Entre estos dos hombres surge una conexión inesperada. Rafael necesita cumplir una última misión: salvar los manuscritos de Lorca que quedaron en Madrid, especialmente "El público" y los "Poemas del amor oscuro". Su única esperanza es convencer a este joven soldado enemigo de que la poesía vale más que la guerra.
El texto de Conejero construye con inteligencia el encuentro entre dos mundos: el del amor homosexual y la utopía republicana frente al fascismo y la represión. No hay aquí sentimentalismo barato ni discurso panfletario. La obra explora las contradicciones humanas: Sebastián no es un villano sino un chico perdido que repite consignas para sobrevivir al horror.
Alejandro Giles dirige con mano firme esta puesta argentina que asume sin complejos su origen rioplatense. La decisión de argentinizar las voces en off de Lorca resulta acertada: no se trata de imitar acentos españoles sino de apropiar el texto desde nuestra realidad.

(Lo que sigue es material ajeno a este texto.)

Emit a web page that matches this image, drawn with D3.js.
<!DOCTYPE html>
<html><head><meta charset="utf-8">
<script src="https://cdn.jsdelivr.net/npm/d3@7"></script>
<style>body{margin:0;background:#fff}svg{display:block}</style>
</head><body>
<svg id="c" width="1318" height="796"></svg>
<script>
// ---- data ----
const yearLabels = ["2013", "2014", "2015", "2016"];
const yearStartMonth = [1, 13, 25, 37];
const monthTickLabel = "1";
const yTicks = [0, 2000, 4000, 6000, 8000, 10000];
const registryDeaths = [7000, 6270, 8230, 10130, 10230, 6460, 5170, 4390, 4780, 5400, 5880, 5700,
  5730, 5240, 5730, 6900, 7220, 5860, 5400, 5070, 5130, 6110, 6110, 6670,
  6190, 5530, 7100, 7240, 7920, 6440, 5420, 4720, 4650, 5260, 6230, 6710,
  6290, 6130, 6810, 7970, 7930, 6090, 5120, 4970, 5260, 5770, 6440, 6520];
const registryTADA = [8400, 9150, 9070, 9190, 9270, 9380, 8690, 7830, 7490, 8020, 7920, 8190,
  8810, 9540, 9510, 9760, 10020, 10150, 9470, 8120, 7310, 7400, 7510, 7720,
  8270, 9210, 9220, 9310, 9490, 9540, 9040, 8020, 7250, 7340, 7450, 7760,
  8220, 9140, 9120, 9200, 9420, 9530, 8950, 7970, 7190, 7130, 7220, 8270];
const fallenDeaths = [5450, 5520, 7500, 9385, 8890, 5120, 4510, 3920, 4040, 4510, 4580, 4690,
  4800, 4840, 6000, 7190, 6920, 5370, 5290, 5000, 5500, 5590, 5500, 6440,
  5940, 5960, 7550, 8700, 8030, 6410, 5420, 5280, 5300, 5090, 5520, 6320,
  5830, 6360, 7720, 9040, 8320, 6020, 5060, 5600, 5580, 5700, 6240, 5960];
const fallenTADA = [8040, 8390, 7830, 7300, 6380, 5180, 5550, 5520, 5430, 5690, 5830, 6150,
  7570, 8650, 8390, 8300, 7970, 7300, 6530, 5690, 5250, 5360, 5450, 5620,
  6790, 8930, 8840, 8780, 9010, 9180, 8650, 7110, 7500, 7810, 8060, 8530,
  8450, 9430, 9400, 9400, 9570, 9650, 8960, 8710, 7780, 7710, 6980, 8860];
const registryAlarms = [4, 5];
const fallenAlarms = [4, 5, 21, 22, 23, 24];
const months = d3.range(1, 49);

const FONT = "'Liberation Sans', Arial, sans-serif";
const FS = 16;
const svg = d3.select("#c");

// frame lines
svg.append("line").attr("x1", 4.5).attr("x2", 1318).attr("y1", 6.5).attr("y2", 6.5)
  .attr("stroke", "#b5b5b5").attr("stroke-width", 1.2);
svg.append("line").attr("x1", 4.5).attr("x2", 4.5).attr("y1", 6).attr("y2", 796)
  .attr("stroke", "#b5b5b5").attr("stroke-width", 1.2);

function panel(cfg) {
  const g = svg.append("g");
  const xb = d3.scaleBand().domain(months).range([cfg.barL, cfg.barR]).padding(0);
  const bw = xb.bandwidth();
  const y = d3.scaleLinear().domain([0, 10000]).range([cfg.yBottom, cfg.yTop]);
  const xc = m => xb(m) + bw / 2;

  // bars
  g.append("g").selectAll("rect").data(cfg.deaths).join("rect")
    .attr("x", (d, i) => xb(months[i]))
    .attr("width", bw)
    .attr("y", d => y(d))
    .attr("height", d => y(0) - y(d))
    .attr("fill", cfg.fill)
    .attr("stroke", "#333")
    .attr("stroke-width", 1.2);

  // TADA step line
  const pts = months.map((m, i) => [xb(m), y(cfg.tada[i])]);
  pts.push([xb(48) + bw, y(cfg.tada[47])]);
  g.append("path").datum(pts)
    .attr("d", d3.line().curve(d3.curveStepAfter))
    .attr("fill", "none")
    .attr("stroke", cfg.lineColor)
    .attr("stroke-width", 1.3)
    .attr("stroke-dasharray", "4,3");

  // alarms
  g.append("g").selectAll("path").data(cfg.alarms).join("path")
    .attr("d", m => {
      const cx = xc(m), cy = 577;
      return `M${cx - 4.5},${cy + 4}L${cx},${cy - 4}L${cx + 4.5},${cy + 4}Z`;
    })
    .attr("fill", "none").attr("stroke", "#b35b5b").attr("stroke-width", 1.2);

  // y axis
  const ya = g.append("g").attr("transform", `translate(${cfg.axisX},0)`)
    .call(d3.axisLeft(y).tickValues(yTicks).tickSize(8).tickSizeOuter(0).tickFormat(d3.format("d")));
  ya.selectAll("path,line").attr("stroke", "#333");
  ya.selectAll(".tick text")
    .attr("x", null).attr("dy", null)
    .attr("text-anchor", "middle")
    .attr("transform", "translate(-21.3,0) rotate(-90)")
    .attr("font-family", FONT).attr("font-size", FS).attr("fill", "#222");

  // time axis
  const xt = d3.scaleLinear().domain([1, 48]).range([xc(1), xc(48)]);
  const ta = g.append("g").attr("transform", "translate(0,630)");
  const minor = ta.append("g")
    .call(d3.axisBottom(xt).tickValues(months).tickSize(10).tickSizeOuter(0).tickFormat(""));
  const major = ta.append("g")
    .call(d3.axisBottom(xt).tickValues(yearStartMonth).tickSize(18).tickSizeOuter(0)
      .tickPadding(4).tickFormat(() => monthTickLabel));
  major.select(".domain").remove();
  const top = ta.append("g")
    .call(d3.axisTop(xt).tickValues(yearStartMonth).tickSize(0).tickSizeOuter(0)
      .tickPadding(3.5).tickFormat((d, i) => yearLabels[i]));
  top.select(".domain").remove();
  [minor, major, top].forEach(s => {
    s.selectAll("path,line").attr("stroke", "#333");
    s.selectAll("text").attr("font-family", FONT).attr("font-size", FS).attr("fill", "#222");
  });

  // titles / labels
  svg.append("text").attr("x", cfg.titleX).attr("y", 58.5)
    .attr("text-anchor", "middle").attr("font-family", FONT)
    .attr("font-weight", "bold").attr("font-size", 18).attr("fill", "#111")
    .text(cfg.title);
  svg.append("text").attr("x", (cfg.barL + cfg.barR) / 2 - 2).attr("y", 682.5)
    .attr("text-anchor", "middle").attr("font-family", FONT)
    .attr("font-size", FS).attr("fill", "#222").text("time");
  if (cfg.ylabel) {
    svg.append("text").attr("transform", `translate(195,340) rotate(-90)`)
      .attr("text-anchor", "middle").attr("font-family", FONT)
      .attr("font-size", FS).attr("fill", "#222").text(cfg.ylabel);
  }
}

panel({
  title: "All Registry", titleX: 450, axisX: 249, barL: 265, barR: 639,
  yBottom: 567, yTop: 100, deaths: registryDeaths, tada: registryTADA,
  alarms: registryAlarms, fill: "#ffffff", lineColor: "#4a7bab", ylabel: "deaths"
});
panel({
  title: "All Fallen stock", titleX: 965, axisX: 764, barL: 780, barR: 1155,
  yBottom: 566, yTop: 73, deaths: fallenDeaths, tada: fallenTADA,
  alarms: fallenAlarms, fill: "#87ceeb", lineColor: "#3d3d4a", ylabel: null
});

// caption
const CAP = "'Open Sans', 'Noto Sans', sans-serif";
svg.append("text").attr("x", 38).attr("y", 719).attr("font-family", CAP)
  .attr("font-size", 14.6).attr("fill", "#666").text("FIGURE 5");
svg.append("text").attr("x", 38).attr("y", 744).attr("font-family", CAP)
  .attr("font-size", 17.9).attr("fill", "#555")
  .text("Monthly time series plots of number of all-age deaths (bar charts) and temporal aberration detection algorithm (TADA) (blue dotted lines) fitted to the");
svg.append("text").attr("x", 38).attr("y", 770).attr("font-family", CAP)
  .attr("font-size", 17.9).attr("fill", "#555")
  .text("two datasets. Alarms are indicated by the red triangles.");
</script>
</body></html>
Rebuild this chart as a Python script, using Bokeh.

La escenografía de Julio Suárez resulta poética y funcional: una trinchera de libros que los actores pisan, abrazan, usan como refugio. Es la metáfora perfecta: la literatura como último bastión contra la barbarie, pero también como territorio pisoteado por las dictaduras.
Martín Urbaneja entrega una actuación intensa como Rafael. Logra transmitir la urgencia de un hombre que sabe que le quedan horas de vida y debe cumplir una misión. Su cuerpo herido habla tanto como sus palabras: cada gesto duele, cada frase es un esfuerzo por mantener viva la memoria de Lorca.
Iván Hochman, conocido por interpretar a Fito Páez en la serie televisiva, construye un Sebastián creíble: no es el fascista de manual sino un joven confundido que descubre la humanidad del enemigo. Su transformación resulta verosímil porque Hochman evita los lugares comunes.
Milagros Almeida completa el trío como una figura maternal que oficia de testigo y memoria. Su presencia escénica y su trabajo sonoro ambientan los climas sin solemnidades innecesarias.
La obra funciona porque conecta la Guerra Civil española con nuestras heridas históricas. Giles incorpora referencias a la dictadura argentina y a las Madres de Plaza de Mayo sin forzar paralelismos. El resultado es orgánico: dos países que conocen el horror de las desapariciones forzadas.
La frase "Nadie puede desaparecer del todo ¿verdad?" resuena con fuerza particular en Argentina. Rafael busca que Sebastián preserve la obra de Lorca para que su amor trascienda la muerte. Es la misma lucha de las Madres: que la memoria resista al olvido.
Que esta obra se presente en un teatro oficial resulta significativo en el contexto actual. Mientras el gobierno nacional recorta presupuestos culturales y fomenta discursos discriminatorios, el San Martín programa una historia de amor homosexual que reivindica la memoria histórica.
No es casualidad que el público salga conmovido de cada función. La obra llega cuando más se necesita: cuando las diversidades vuelven a ser atacadas desde el poder, cuando se pretende borrar la memoria de los desaparecidos, cuando se considera a la cultura un gasto prescindible.
"La piedra oscura" demuestra que el teatro puede ser trinchera y refugio. Como los libros de la escenografía de Suárez, resiste al pisoteo y preserve lo esencial: la capacidad humana de amar y crear belleza en medio del horror.
En tiempos de retroceso, esta obra recuerda que la cultura no es decorado sino necesidad vital. Y que el amor, cualquier amor, siempre será más fuerte que el odio.